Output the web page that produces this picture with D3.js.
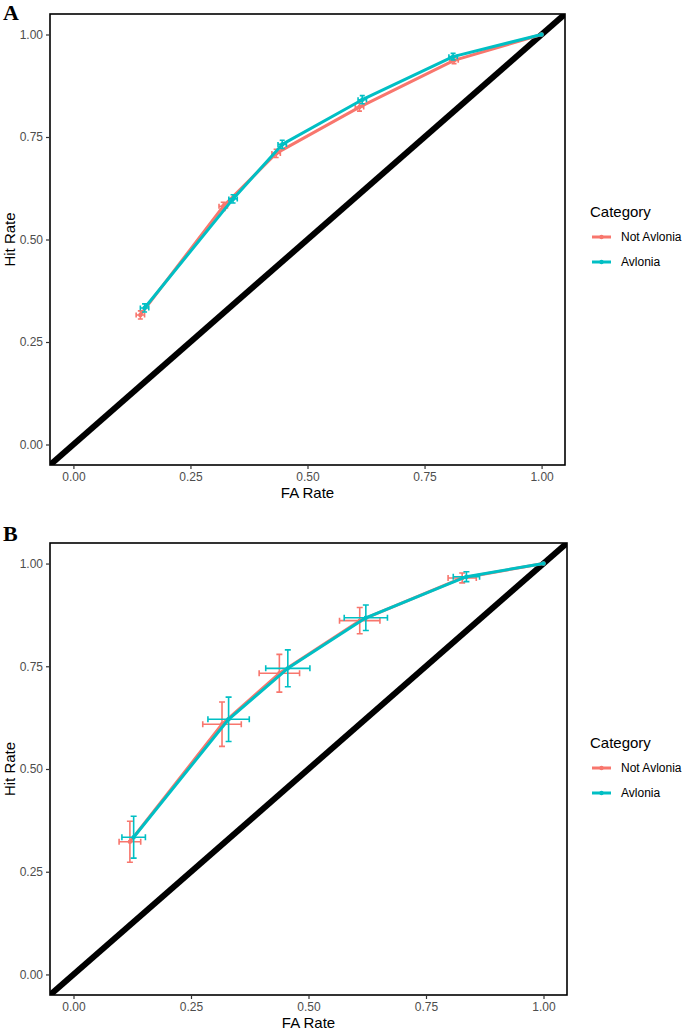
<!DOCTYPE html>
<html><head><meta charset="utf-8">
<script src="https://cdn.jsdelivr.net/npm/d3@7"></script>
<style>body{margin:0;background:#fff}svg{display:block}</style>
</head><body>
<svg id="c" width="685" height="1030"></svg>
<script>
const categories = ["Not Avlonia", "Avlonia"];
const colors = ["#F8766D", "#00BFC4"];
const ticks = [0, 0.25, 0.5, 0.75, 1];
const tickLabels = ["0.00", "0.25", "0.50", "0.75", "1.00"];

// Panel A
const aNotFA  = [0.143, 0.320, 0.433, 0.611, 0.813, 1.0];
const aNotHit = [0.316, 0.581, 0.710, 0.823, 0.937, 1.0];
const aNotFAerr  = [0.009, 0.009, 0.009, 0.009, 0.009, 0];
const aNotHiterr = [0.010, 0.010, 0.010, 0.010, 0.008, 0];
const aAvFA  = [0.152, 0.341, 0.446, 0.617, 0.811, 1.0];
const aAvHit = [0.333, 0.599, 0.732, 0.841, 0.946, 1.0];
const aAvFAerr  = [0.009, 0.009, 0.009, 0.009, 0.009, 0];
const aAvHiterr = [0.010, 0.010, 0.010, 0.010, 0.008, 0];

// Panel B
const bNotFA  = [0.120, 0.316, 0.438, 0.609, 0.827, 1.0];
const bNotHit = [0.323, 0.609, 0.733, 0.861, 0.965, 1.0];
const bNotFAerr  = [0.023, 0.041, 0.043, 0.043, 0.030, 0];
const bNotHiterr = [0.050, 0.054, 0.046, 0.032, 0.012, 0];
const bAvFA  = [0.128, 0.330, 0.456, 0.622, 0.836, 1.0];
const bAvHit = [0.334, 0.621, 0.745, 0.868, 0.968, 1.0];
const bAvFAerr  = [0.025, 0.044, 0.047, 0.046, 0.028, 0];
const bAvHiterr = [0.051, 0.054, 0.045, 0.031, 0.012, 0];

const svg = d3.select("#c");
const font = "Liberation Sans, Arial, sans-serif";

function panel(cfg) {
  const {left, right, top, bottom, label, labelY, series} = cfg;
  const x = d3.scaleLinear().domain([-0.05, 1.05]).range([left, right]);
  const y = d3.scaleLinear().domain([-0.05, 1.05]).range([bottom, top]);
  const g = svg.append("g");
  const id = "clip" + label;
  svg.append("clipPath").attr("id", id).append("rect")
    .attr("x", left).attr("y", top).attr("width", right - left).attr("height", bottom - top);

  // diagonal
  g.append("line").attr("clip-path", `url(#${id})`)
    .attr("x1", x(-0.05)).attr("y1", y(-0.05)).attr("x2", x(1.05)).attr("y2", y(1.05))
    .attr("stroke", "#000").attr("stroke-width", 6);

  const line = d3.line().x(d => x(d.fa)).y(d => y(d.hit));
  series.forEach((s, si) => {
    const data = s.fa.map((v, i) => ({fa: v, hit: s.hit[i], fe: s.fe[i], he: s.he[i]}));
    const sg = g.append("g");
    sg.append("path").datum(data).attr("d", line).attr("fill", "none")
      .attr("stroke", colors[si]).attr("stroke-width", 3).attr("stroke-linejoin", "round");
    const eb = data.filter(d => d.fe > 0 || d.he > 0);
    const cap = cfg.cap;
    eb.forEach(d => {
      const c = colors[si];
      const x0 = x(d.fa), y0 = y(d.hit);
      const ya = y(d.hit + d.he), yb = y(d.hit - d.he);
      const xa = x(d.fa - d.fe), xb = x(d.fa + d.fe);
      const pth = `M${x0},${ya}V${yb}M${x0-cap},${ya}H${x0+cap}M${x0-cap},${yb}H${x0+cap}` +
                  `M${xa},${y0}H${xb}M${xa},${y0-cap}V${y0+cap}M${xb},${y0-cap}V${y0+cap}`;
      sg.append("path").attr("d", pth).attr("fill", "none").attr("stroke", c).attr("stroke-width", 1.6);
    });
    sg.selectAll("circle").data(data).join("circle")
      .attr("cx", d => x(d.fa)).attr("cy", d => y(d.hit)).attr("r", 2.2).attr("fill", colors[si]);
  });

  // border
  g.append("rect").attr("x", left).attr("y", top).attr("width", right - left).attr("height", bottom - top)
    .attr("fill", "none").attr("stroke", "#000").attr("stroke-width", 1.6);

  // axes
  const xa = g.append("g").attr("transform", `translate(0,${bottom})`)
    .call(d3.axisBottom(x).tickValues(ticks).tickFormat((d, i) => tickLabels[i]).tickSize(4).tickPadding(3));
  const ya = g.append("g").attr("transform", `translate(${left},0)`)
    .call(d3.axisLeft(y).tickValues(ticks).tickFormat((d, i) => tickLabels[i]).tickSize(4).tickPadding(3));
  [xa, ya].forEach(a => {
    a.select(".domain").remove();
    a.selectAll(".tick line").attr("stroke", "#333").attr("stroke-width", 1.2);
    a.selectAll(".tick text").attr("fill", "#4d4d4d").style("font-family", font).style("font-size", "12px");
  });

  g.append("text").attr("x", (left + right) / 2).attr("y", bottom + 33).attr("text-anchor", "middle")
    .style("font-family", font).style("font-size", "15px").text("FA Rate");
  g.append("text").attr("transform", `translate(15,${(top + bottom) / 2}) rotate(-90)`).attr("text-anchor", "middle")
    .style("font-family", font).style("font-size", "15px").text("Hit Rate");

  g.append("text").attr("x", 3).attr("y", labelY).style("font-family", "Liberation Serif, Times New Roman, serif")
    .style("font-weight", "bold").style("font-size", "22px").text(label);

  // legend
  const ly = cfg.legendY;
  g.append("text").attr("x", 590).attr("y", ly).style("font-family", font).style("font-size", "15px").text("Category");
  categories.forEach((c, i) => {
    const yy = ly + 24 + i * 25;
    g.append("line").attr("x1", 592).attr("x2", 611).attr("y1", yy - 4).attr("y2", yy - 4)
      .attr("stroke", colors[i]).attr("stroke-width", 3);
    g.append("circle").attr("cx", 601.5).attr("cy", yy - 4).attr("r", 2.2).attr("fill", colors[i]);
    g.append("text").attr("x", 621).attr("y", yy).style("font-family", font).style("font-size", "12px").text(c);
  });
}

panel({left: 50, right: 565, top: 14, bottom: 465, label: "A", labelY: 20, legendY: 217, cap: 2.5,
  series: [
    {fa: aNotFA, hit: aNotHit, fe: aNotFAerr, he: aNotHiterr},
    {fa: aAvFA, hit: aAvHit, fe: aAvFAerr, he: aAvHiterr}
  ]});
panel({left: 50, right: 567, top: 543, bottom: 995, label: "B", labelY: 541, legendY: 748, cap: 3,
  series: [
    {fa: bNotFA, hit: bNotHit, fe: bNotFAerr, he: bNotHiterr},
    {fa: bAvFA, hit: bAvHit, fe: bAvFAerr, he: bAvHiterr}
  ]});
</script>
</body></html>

WHAT IS ASKED -
Go from the first line of the data above to the line containing "const aAvHiterr = [0.010, 0.010, 0.010, 0.010, 0.008, 0];" and retype exactly those lines, both included, but none of the pictures.

ANSWER FOR THIS EXERCISE -
Output the web page that produces this picture with D3.js.
<!DOCTYPE html>
<html><head><meta charset="utf-8">
<script src="https://cdn.jsdelivr.net/npm/d3@7"></script>
<style>body{margin:0;background:#fff}svg{display:block}</style>
</head><body>
<svg id="c" width="685" height="1030"></svg>
<script>
const categories = ["Not Avlonia", "Avlonia"];
const colors = ["#F8766D", "#00BFC4"];
const ticks = [0, 0.25, 0.5, 0.75, 1];
const tickLabels = ["0.00", "0.25", "0.50", "0.75", "1.00"];

// Panel A
const aNotFA  = [0.143, 0.320, 0.433, 0.611, 0.813, 1.0];
const aNotHit = [0.316, 0.581, 0.710, 0.823, 0.937, 1.0];
const aNotFAerr  = [0.009, 0.009, 0.009, 0.009, 0.009, 0];
const aNotHiterr = [0.010, 0.010, 0.010, 0.010, 0.008, 0];
const aAvFA  = [0.152, 0.341, 0.446, 0.617, 0.811, 1.0];
const aAvHit = [0.333, 0.599, 0.732, 0.841, 0.946, 1.0];
const aAvFAerr  = [0.009, 0.009, 0.009, 0.009, 0.009, 0];
const aAvHiterr = [0.010, 0.010, 0.010, 0.010, 0.008, 0];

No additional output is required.